RECORDS SUPPLIED:

------------

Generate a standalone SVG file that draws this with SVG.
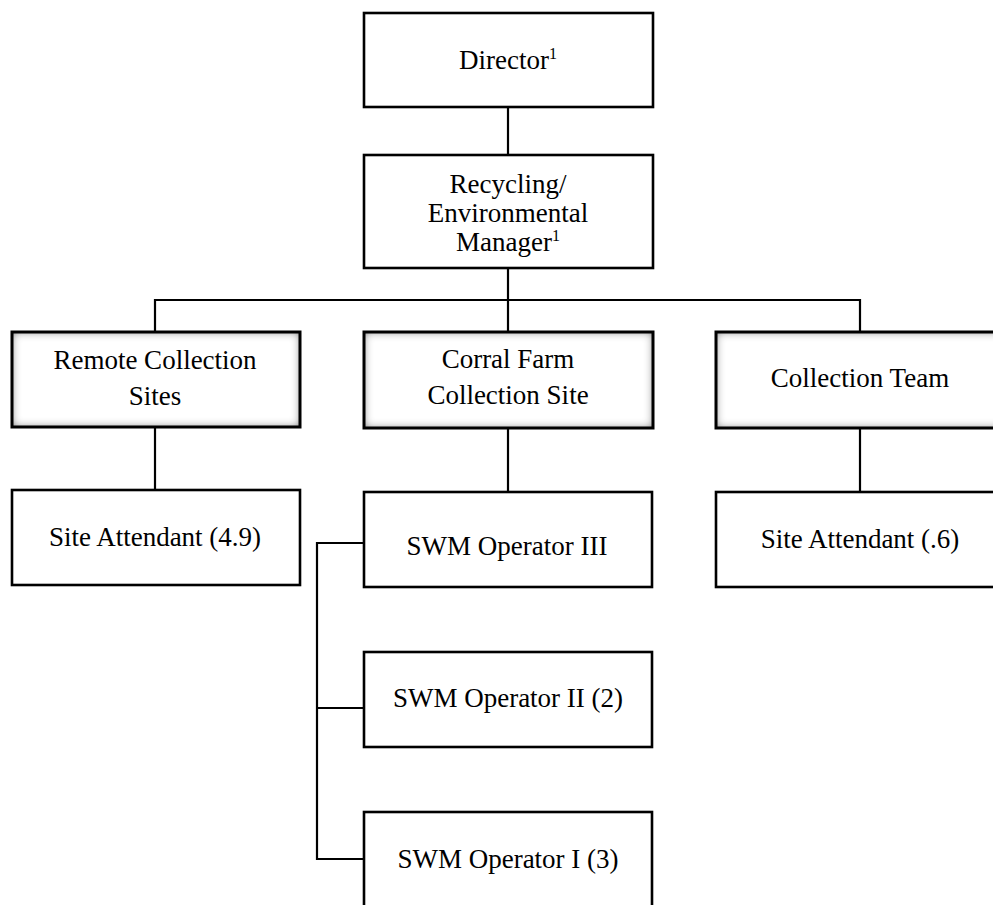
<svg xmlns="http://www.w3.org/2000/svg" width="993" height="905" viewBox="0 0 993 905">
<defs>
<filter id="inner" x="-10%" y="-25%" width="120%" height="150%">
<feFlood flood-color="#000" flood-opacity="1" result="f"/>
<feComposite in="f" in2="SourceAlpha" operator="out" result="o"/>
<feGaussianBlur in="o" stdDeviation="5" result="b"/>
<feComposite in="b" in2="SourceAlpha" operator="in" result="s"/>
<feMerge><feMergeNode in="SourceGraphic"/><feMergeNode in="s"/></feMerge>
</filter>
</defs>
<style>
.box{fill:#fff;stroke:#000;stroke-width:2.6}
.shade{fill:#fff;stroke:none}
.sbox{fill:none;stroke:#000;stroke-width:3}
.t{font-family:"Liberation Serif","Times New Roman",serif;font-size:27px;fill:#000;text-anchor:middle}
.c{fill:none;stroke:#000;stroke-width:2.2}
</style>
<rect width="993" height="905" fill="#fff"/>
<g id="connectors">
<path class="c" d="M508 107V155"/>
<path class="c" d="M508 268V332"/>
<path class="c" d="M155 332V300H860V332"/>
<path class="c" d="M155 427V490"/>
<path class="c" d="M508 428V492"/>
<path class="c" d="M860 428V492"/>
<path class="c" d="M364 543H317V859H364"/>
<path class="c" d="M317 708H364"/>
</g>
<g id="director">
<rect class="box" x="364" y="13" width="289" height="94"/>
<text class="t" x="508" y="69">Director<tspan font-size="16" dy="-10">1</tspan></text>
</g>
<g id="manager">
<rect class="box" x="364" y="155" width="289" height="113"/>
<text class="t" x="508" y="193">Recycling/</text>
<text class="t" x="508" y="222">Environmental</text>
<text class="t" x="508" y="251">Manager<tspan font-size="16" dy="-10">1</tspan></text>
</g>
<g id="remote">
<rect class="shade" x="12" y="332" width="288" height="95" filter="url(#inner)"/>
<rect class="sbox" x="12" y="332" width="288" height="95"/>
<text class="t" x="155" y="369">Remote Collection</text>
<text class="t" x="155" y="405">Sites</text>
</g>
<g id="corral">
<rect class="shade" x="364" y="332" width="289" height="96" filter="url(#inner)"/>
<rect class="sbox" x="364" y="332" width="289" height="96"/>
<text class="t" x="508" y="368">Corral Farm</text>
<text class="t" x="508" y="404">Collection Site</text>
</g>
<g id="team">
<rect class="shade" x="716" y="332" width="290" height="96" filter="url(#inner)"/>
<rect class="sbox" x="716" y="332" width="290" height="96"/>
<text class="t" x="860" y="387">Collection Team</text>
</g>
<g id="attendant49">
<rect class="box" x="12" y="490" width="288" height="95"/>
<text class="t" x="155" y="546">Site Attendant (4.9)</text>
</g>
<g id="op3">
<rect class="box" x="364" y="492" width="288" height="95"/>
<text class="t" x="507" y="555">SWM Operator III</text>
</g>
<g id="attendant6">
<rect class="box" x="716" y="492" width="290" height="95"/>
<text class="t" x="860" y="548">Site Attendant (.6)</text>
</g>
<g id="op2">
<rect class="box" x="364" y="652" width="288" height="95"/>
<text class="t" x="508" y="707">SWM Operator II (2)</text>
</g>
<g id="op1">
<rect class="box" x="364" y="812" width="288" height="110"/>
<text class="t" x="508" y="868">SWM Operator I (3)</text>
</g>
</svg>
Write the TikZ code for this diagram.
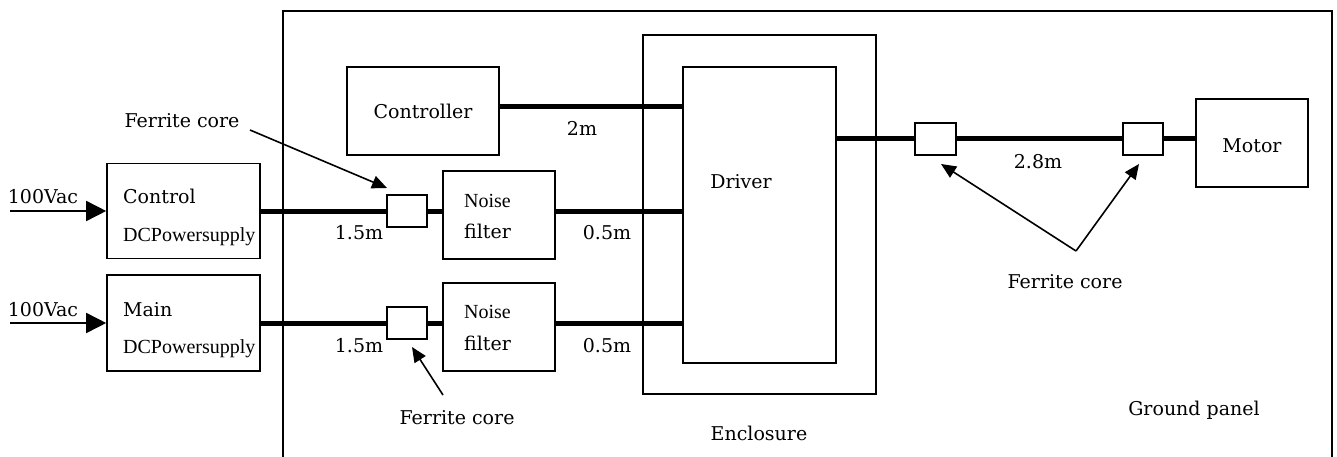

------------

WHAT YOU WILL DO: From the data above, write out everything exactly except the pictures.

FINAL RESULT:
Generate a standalone SVG file that draws this with SVG.
<svg xmlns="http://www.w3.org/2000/svg" width="993" height="905" viewBox="0 0 993 905">
<defs>
<filter id="inner" x="-10%" y="-25%" width="120%" height="150%">
<feFlood flood-color="#000" flood-opacity="1" result="f"/>
<feComposite in="f" in2="SourceAlpha" operator="out" result="o"/>
<feGaussianBlur in="o" stdDeviation="5" result="b"/>
<feComposite in="b" in2="SourceAlpha" operator="in" result="s"/>
<feMerge><feMergeNode in="SourceGraphic"/><feMergeNode in="s"/></feMerge>
</filter>
</defs>
<style>
.box{fill:#fff;stroke:#000;stroke-width:2.6}
.shade{fill:#fff;stroke:none}
.sbox{fill:none;stroke:#000;stroke-width:3}
.t{font-family:"Liberation Serif","Times New Roman",serif;font-size:27px;fill:#000;text-anchor:middle}
.c{fill:none;stroke:#000;stroke-width:2.2}
</style>
<rect width="993" height="905" fill="#fff"/>
<g id="connectors">
<path class="c" d="M508 107V155"/>
<path class="c" d="M508 268V332"/>
<path class="c" d="M155 332V300H860V332"/>
<path class="c" d="M155 427V490"/>
<path class="c" d="M508 428V492"/>
<path class="c" d="M860 428V492"/>
<path class="c" d="M364 543H317V859H364"/>
<path class="c" d="M317 708H364"/>
</g>
<g id="director">
<rect class="box" x="364" y="13" width="289" height="94"/>
<text class="t" x="508" y="69">Director<tspan font-size="16" dy="-10">1</tspan></text>
</g>
<g id="manager">
<rect class="box" x="364" y="155" width="289" height="113"/>
<text class="t" x="508" y="193">Recycling/</text>
<text class="t" x="508" y="222">Environmental</text>
<text class="t" x="508" y="251">Manager<tspan font-size="16" dy="-10">1</tspan></text>
</g>
<g id="remote">
<rect class="shade" x="12" y="332" width="288" height="95" filter="url(#inner)"/>
<rect class="sbox" x="12" y="332" width="288" height="95"/>
<text class="t" x="155" y="369">Remote Collection</text>
<text class="t" x="155" y="405">Sites</text>
</g>
<g id="corral">
<rect class="shade" x="364" y="332" width="289" height="96" filter="url(#inner)"/>
<rect class="sbox" x="364" y="332" width="289" height="96"/>
<text class="t" x="508" y="368">Corral Farm</text>
<text class="t" x="508" y="404">Collection Site</text>
</g>
<g id="team">
<rect class="shade" x="716" y="332" width="290" height="96" filter="url(#inner)"/>
<rect class="sbox" x="716" y="332" width="290" height="96"/>
<text class="t" x="860" y="387">Collection Team</text>
</g>
<g id="attendant49">
<rect class="box" x="12" y="490" width="288" height="95"/>
<text class="t" x="155" y="546">Site Attendant (4.9)</text>
</g>
<g id="op3">
<rect class="box" x="364" y="492" width="288" height="95"/>
<text class="t" x="507" y="555">SWM Operator III</text>
</g>
<g id="attendant6">
<rect class="box" x="716" y="492" width="290" height="95"/>
<text class="t" x="860" y="548">Site Attendant (.6)</text>
</g>
<g id="op2">
<rect class="box" x="364" y="652" width="288" height="95"/>
<text class="t" x="508" y="707">SWM Operator II (2)</text>
</g>
<g id="op1">
<rect class="box" x="364" y="812" width="288" height="110"/>
<text class="t" x="508" y="868">SWM Operator I (3)</text>
</g>
</svg>
Write the TikZ code for this diagram.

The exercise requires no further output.